═══ GIVEN INFORMATION
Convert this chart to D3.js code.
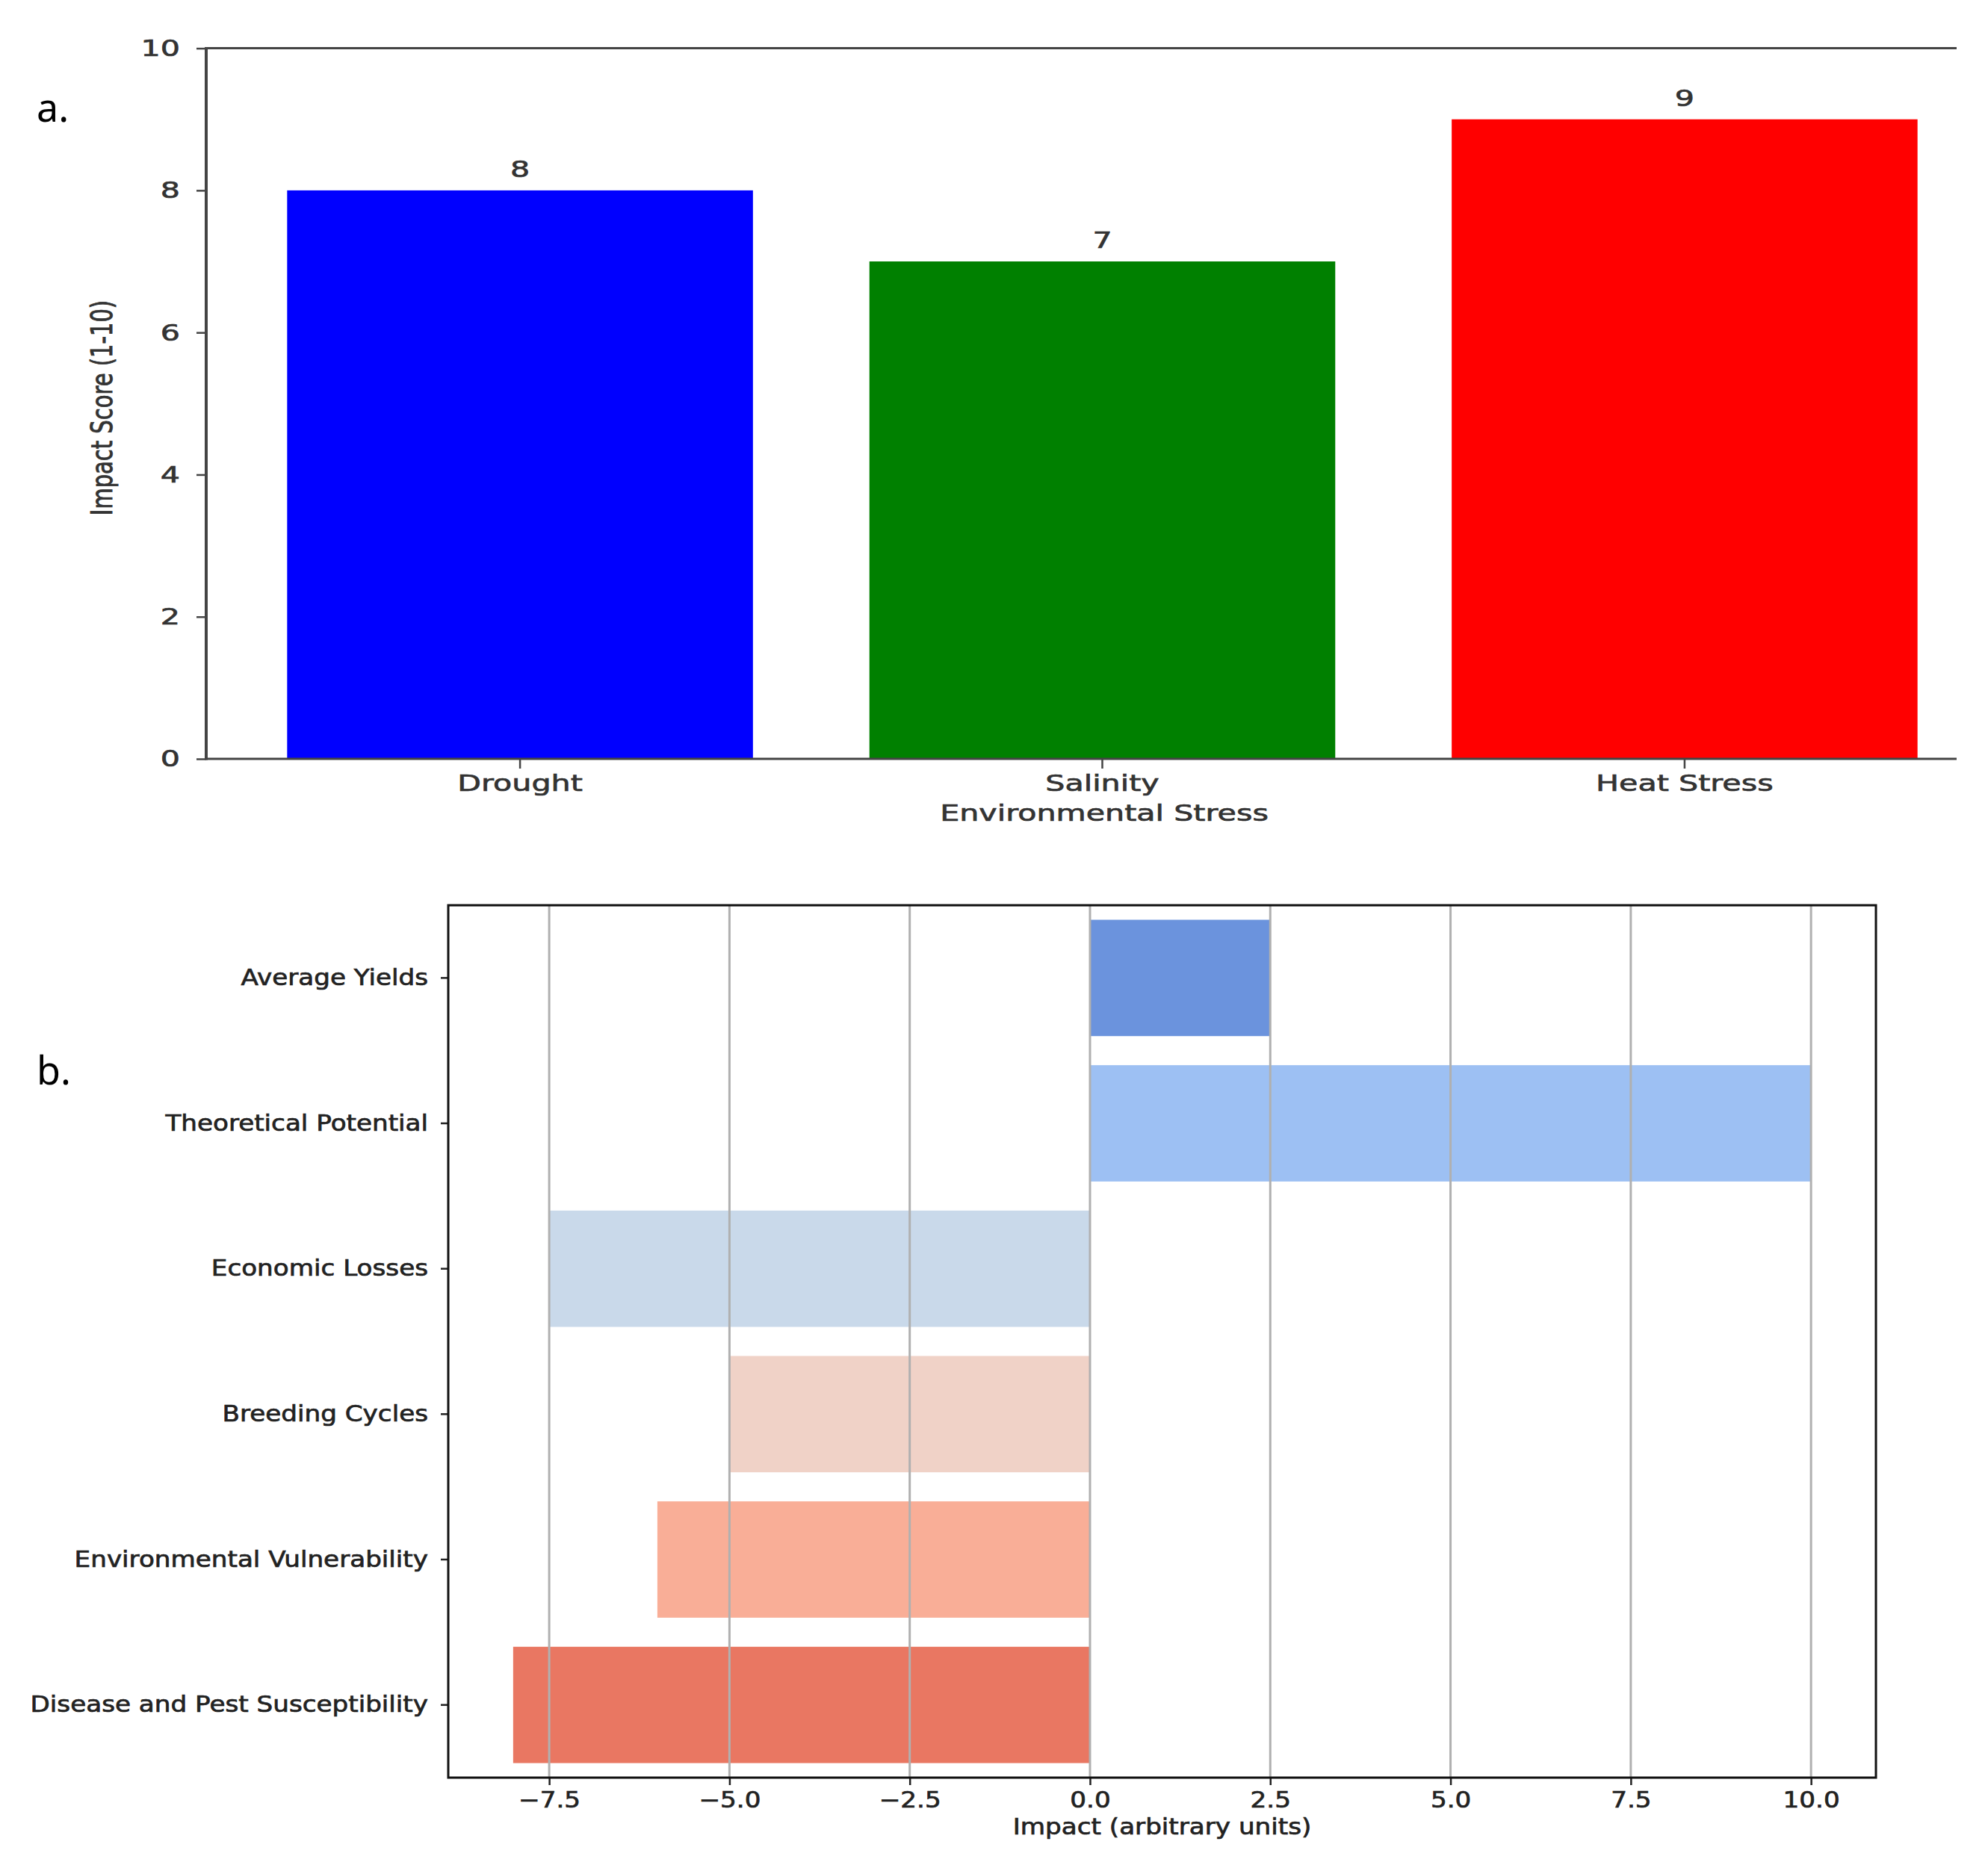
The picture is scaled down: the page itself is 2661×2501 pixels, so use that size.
<!DOCTYPE html>
<html>
<head>
<meta charset="utf-8">
<script src="https://cdn.jsdelivr.net/npm/d3@7"></script>
<style>
  html, body { margin: 0; padding: 0; background: #ffffff; }
  svg { display: block; }
</style>
</head>
<body>
<div id="chart"></div>
<script>
// ---------- Data: panel a ----------
const categoriesA = ["Drought", "Salinity", "Heat Stress"];
const valuesA = [8, 7, 9];
const colorsA = ["#0000ff", "#008000", "#ff0000"];
const yTicksA = [0, 2, 4, 6, 8, 10];

// ---------- Data: panel b ----------
const categoriesB = ["Average Yields", "Theoretical Potential", "Economic Losses",
  "Breeding Cycles", "Environmental Vulnerability", "Disease and Pest Susceptibility"];
const valuesB = [2.5, 10, -7.5, -5, -6, -8];
const colorsB = ["#6b93dd", "#9dc0f3", "#c9d9ea", "#f0d2c7", "#f9ae97", "#e97762"];
const xTicksB = [-7.5, -5, -2.5, 0, 2.5, 5, 7.5, 10];

const W = 2661, H = 2501;
const svg = d3.select("#chart").append("svg")
  .attr("width", W).attr("height", H)
  .attr("viewBox", `0 0 ${W} ${H}`);
svg.append("rect").attr("width", W).attr("height", H).attr("fill", "#ffffff");

const FONT = "DejaVu Sans, Verdana, sans-serif";

function stretchAxisText(g, sx) {
  g.selectAll("text").each(function () {
    const t = d3.select(this);
    const x = +t.attr("x") || 0;
    const y = +t.attr("y") || 0;
    t.attr("x", 0).attr("y", 0)
     .attr("transform", `translate(${x},${y}) scale(${sx},1)`);
  });
}
function heavy(sel, color) {
  sel.attr("fill", color).attr("stroke", color).attr("stroke-width", 0.7);
}

// ================= Panel a =================
const SA = 1.33; // horizontal stretch of panel a text
const aLeft = 276, aTop = 64.6, aBottom = 1016, aRightVisible = 2619;
const xA = d3.scaleBand().domain(categoriesA).range([aLeft, 2675])
  .paddingInner(0.2).paddingOuter(0.139);
const yA = d3.scaleLinear().domain([0, 10]).range([aBottom, aTop]);

const gA = svg.append("g");

// bars
gA.selectAll("rect.barA").data(categoriesA).join("rect")
  .attr("class", "barA")
  .attr("x", d => xA(d))
  .attr("width", xA.bandwidth())
  .attr("y", (d, i) => yA(valuesA[i]))
  .attr("height", (d, i) => yA(0) - yA(valuesA[i]))
  .attr("fill", (d, i) => colorsA[i]);

// bar value labels
heavy(gA.selectAll("text.valA").data(categoriesA).join("text")
  .attr("class", "valA")
  .attr("transform", (d, i) => `translate(${xA(d) + xA.bandwidth() / 2},${yA(valuesA[i]) - 18}) scale(${SA},1)`)
  .attr("text-anchor", "middle")
  .attr("font-family", FONT).attr("font-size", 31)
  .text((d, i) => valuesA[i]), "#333333");

// y axis
const yAxisA = gA.append("g").attr("transform", `translate(${aLeft},0)`)
  .call(d3.axisLeft(yA).tickValues(yTicksA).tickSize(13).tickPadding(22).tickFormat(d3.format("d")));
yAxisA.select(".domain").remove();
yAxisA.selectAll(".tick line").attr("stroke", "#444444").attr("stroke-width", 2.5);
heavy(yAxisA.selectAll("text").attr("font-family", FONT).attr("font-size", 31), "#333333");
stretchAxisText(yAxisA, SA);

// x axis
const xAxisA = gA.append("g").attr("transform", `translate(0,${aBottom})`)
  .call(d3.axisBottom(xA).tickSize(13).tickPadding(8));
xAxisA.select(".domain").remove();
xAxisA.selectAll(".tick line").attr("stroke", "#444444").attr("stroke-width", 2.5);
heavy(xAxisA.selectAll("text").attr("font-family", FONT).attr("font-size", 31), "#333333");
stretchAxisText(xAxisA, SA);

// spines (right side cropped in the reference)
gA.append("line").attr("x1", aLeft).attr("x2", aLeft).attr("y1", aTop - 1.5).attr("y2", aBottom + 1.5)
  .attr("stroke", "#444444").attr("stroke-width", 4);
gA.append("line").attr("x1", aLeft).attr("x2", aRightVisible).attr("y1", aTop).attr("y2", aTop)
  .attr("stroke", "#444444").attr("stroke-width", 3);
gA.append("line").attr("x1", aLeft).attr("x2", aRightVisible).attr("y1", aBottom).attr("y2", aBottom)
  .attr("stroke", "#444444").attr("stroke-width", 3);

// axis labels
heavy(gA.append("text")
  .attr("transform", `translate(${(aLeft + 2680) / 2},1099) scale(${SA},1)`)
  .attr("text-anchor", "middle")
  .attr("font-family", FONT).attr("font-size", 31)
  .text("Environmental Stress"), "#333333");
heavy(gA.append("text")
  .attr("transform", `translate(150,546) scale(${SA},1) rotate(-90)`)
  .attr("text-anchor", "middle")
  .attr("font-family", FONT).attr("font-size", 29)
  .text("Impact Score (1-10)"), "#333333");

// panel letter
svg.append("text").attr("x", 49).attr("y", 163)
  .attr("font-family", "Noto Sans, Open Sans, sans-serif").attr("font-size", 52).attr("fill", "#000000")
  .text("a.");

// ================= Panel b =================
const SB = 1.14;
const bLeft = 600, bRight = 2511, bTop = 1212, bBottom = 2380;
const xB = d3.scaleLinear().domain([-8.9, 10.9]).range([bLeft, bRight]);
const yB = d3.scaleBand().domain(categoriesB).range([bTop, bBottom])
  .paddingInner(0.2).paddingOuter(0.1);

const gB = svg.append("g");

// bars
gB.selectAll("rect.barB").data(categoriesB).join("rect")
  .attr("class", "barB")
  .attr("x", (d, i) => xB(Math.min(0, valuesB[i])))
  .attr("width", (d, i) => Math.abs(xB(valuesB[i]) - xB(0)))
  .attr("y", d => yB(d))
  .attr("height", yB.bandwidth())
  .attr("fill", (d, i) => colorsB[i]);

// grid lines
gB.selectAll("line.gridB").data(xTicksB).join("line")
  .attr("class", "gridB")
  .attr("x1", d => xB(d)).attr("x2", d => xB(d))
  .attr("y1", bTop).attr("y2", bBottom)
  .attr("stroke", "#b0b0b0").attr("stroke-width", 3);

// x axis
const xAxisB = gB.append("g").attr("transform", `translate(0,${bBottom})`)
  .call(d3.axisBottom(xB).tickValues(xTicksB).tickSize(10).tickPadding(9).tickFormat(d3.format(".1f")));
xAxisB.select(".domain").remove();
xAxisB.selectAll(".tick line").attr("stroke", "#222222").attr("stroke-width", 2.5);
heavy(xAxisB.selectAll("text").attr("font-family", FONT).attr("font-size", 30), "#222222");
stretchAxisText(xAxisB, SB);

// y axis
const yAxisB = gB.append("g").attr("transform", `translate(${bLeft},0)`)
  .call(d3.axisLeft(yB).tickSize(10).tickPadding(17));
yAxisB.select(".domain").remove();
yAxisB.selectAll(".tick line").attr("stroke", "#222222").attr("stroke-width", 2.5);
heavy(yAxisB.selectAll("text").attr("font-family", FONT).attr("font-size", 30), "#222222");
stretchAxisText(yAxisB, SB);

// frame
gB.append("rect").attr("x", bLeft).attr("y", bTop)
  .attr("width", bRight - bLeft).attr("height", bBottom - bTop)
  .attr("fill", "none").attr("stroke", "#111111").attr("stroke-width", 3);

// x label
heavy(gB.append("text")
  .attr("transform", `translate(${(bLeft + bRight) / 2},2456) scale(${SB},1)`)
  .attr("text-anchor", "middle")
  .attr("font-family", FONT).attr("font-size", 30)
  .text("Impact (arbitrary units)"), "#222222");

// panel letter
svg.append("text").attr("x", 49).attr("y", 1452)
  .attr("font-family", "Noto Sans, Open Sans, sans-serif").attr("font-size", 52).attr("fill", "#000000")
  .text("b.");
</script>
</body>
</html>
══════
Your task is to reproduce exactly the lines from the start of the data above through the line containing "const yTicksA = [0, 2, 4, 6, 8, 10];", leaving every picture out.

Convert this chart to D3.js code.
The picture is scaled down: the page itself is 2661×2501 pixels, so use that size.
<!DOCTYPE html>
<html>
<head>
<meta charset="utf-8">
<script src="https://cdn.jsdelivr.net/npm/d3@7"></script>
<style>
  html, body { margin: 0; padding: 0; background: #ffffff; }
  svg { display: block; }
</style>
</head>
<body>
<div id="chart"></div>
<script>
// ---------- Data: panel a ----------
const categoriesA = ["Drought", "Salinity", "Heat Stress"];
const valuesA = [8, 7, 9];
const colorsA = ["#0000ff", "#008000", "#ff0000"];
const yTicksA = [0, 2, 4, 6, 8, 10];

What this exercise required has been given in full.